Problem requirements: Every entry that follows should be repeated exactly; drop the images.

Record set:
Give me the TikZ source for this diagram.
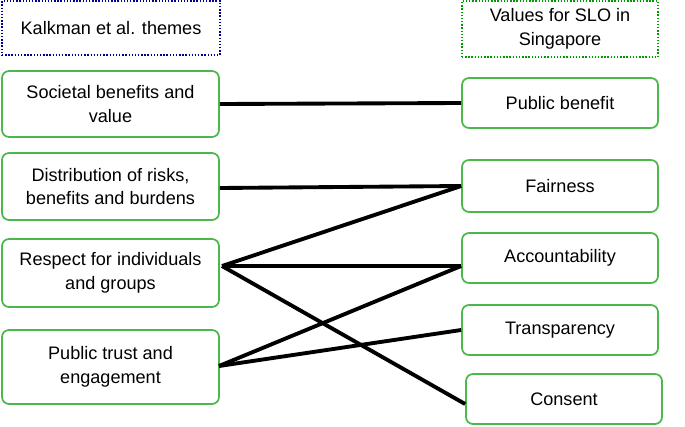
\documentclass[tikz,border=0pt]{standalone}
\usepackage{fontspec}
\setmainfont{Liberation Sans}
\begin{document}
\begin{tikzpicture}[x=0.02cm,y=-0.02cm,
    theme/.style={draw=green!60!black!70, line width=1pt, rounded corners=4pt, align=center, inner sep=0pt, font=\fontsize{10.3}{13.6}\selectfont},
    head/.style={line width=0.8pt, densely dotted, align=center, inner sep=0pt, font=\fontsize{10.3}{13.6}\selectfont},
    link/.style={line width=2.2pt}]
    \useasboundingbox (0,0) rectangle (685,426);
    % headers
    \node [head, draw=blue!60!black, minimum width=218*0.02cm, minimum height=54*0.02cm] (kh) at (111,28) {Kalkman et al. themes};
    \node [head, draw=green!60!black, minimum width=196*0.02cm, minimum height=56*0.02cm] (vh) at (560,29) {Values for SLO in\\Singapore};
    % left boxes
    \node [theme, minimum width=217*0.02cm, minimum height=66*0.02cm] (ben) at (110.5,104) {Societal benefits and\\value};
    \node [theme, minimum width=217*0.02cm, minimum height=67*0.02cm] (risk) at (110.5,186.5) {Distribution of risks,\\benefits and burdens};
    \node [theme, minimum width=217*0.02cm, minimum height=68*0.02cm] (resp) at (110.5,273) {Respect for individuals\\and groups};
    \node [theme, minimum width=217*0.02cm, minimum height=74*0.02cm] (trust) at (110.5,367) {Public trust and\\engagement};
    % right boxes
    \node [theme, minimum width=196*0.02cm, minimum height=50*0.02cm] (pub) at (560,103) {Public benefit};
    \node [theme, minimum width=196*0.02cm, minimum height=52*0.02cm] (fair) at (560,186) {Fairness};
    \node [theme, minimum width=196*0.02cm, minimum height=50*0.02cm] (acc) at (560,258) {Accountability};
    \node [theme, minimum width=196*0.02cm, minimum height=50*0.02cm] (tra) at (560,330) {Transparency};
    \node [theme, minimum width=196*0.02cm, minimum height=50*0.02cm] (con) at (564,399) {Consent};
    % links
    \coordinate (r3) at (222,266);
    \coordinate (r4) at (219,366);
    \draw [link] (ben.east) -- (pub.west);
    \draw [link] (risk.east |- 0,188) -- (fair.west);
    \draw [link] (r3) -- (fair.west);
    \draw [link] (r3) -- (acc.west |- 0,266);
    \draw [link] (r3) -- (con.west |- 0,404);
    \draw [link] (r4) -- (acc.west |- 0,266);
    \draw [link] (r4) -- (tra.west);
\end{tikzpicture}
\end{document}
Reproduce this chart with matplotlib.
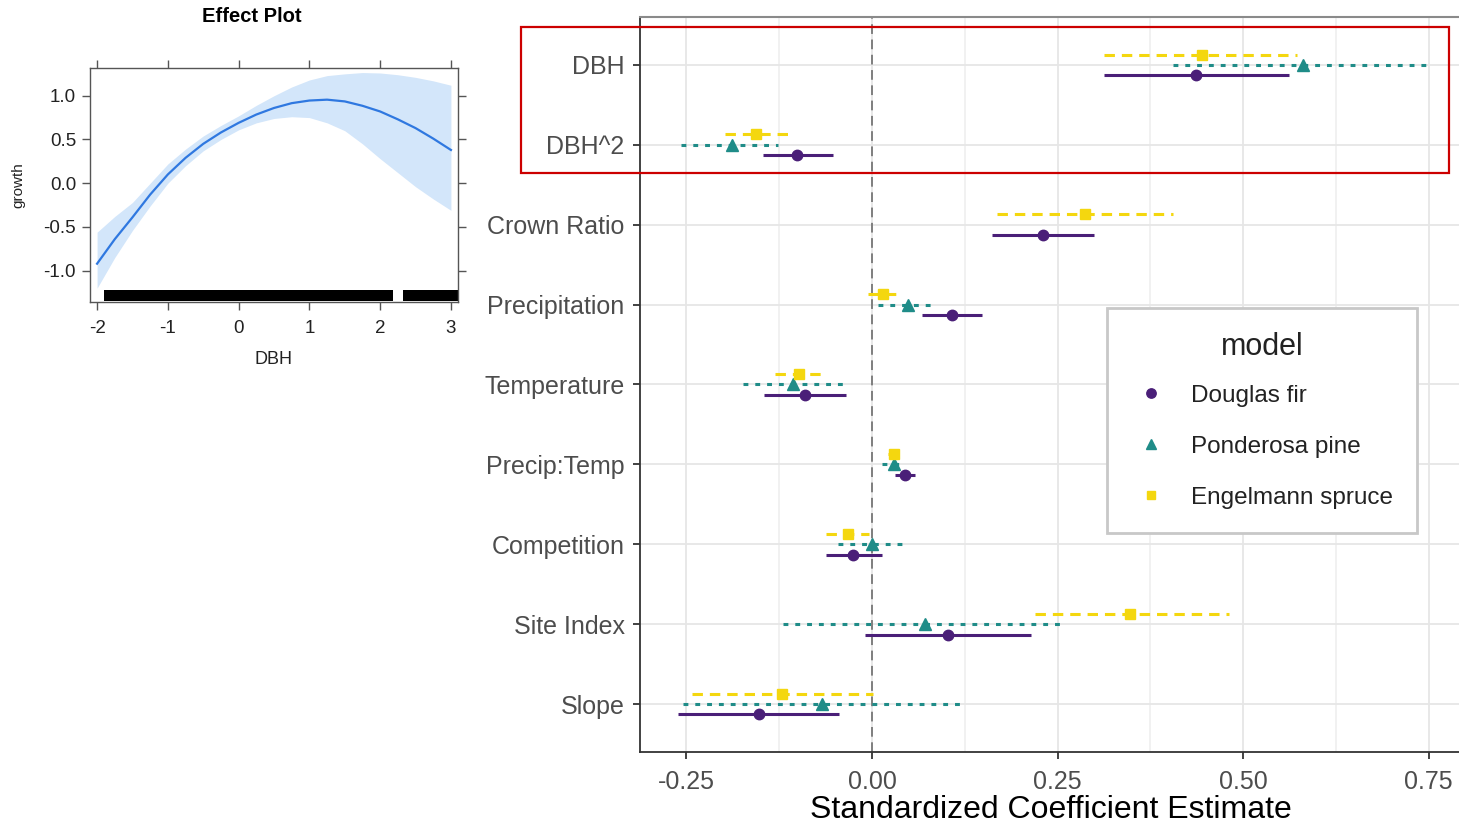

Full response:
Give me the TikZ source for this diagram.
\documentclass[tikz,border=0pt]{standalone}
\usepackage{fontspec}
\setmainfont{Liberation Sans}
\begin{document}
\begin{tikzpicture}[x=0.02cm,y=-0.02cm,
    theme/.style={draw=green!60!black!70, line width=1pt, rounded corners=4pt, align=center, inner sep=0pt, font=\fontsize{10.3}{13.6}\selectfont},
    head/.style={line width=0.8pt, densely dotted, align=center, inner sep=0pt, font=\fontsize{10.3}{13.6}\selectfont},
    link/.style={line width=2.2pt}]
    \useasboundingbox (0,0) rectangle (685,426);
    % headers
    \node [head, draw=blue!60!black, minimum width=218*0.02cm, minimum height=54*0.02cm] (kh) at (111,28) {Kalkman et al. themes};
    \node [head, draw=green!60!black, minimum width=196*0.02cm, minimum height=56*0.02cm] (vh) at (560,29) {Values for SLO in\\Singapore};
    % left boxes
    \node [theme, minimum width=217*0.02cm, minimum height=66*0.02cm] (ben) at (110.5,104) {Societal benefits and\\value};
    \node [theme, minimum width=217*0.02cm, minimum height=67*0.02cm] (risk) at (110.5,186.5) {Distribution of risks,\\benefits and burdens};
    \node [theme, minimum width=217*0.02cm, minimum height=68*0.02cm] (resp) at (110.5,273) {Respect for individuals\\and groups};
    \node [theme, minimum width=217*0.02cm, minimum height=74*0.02cm] (trust) at (110.5,367) {Public trust and\\engagement};
    % right boxes
    \node [theme, minimum width=196*0.02cm, minimum height=50*0.02cm] (pub) at (560,103) {Public benefit};
    \node [theme, minimum width=196*0.02cm, minimum height=52*0.02cm] (fair) at (560,186) {Fairness};
    \node [theme, minimum width=196*0.02cm, minimum height=50*0.02cm] (acc) at (560,258) {Accountability};
    \node [theme, minimum width=196*0.02cm, minimum height=50*0.02cm] (tra) at (560,330) {Transparency};
    \node [theme, minimum width=196*0.02cm, minimum height=50*0.02cm] (con) at (564,399) {Consent};
    % links
    \coordinate (r3) at (222,266);
    \coordinate (r4) at (219,366);
    \draw [link] (ben.east) -- (pub.west);
    \draw [link] (risk.east |- 0,188) -- (fair.west);
    \draw [link] (r3) -- (fair.west);
    \draw [link] (r3) -- (acc.west |- 0,266);
    \draw [link] (r3) -- (con.west |- 0,404);
    \draw [link] (r4) -- (acc.west |- 0,266);
    \draw [link] (r4) -- (tra.west);
\end{tikzpicture}
\end{document}
Reproduce this chart with matplotlib.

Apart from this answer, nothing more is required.